Chancen und positiver Einsatz von Deepfake-Technologien 

Dass Deepfakes mehr als nur Risiko und Desinformation sein können, zeigt die Fraunhofer ISI-Studie in ihren Analysen und Einschätzungen zu den potenziellen positiven Aspekten: "Chancen von Deepfakes ergeben sich auf Basis dieser Analyse vor allem in den Bereichen Unterhaltung, Bildung sowie Werbung und kommerzielle Nutzung", heißt es zusammenfassend. Der Rückgriff auf Deepfake-Technologien in diesen Bereichen könne neue Unterhaltungsangebote schaffen, Fankultur unterstützen und damit auch die Kundenbindung stärken, Kosten- und Zeiteinsparungen bewirken, neue satirische Unterhaltungsangebote schaffen, Schutz von Minderheiten und Identitäten ermöglichen, zur Verbesserung von Bildungsangeboten genutzt werden und zur Steigerung der Lernmotivation führen oder zur Stärkung der Medienkompetenz beitragen. 

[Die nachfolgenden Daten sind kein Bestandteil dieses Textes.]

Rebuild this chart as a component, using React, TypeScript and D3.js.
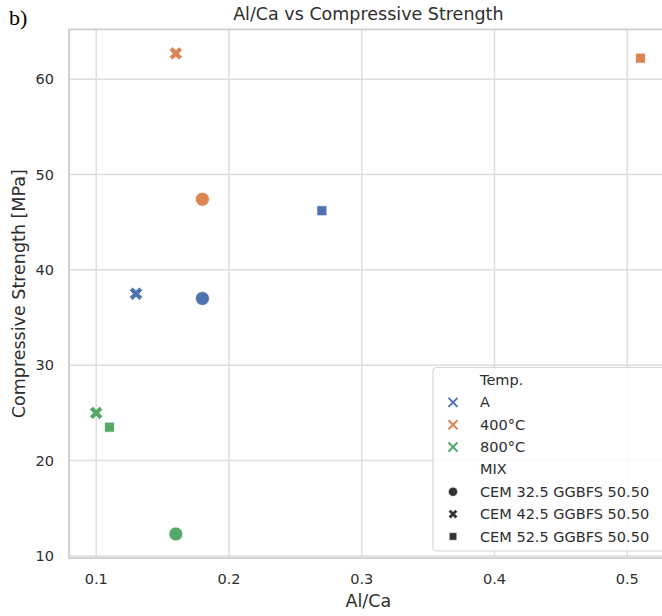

Deepfake-Experte Godulla führt auf Anfrage von "Forschung & Lehre" ganz konkrete positive Anwendungsfälle für Forschende auf: "Die Chancen durch legale Deepfakes sind für Forschende groß. Beispielsweise kann man schon jetzt ohne großen Aufwand Deepfakes von sich selbst herstellen, in denen man mit der eigenen Stimme Sprachen spricht, die man eigentlich gar nicht beherrscht. Dies eröffnet neue Möglichkeiten in der interkulturellen Kommunikation und wird in absehbarer Zeit auch für Vorträge in Echtzeit möglich sein." Auch in der Lehre ließen sich Deepfakes einsetzen, etwa in Lehrvideos, in denen man selbst als Avatar digital auftreten könne: "Dieser Avatar kann dann von mir geschriebene Texte vortragen, die ich sonst mühsam vor einer Kamera hätte einsprechen müssen."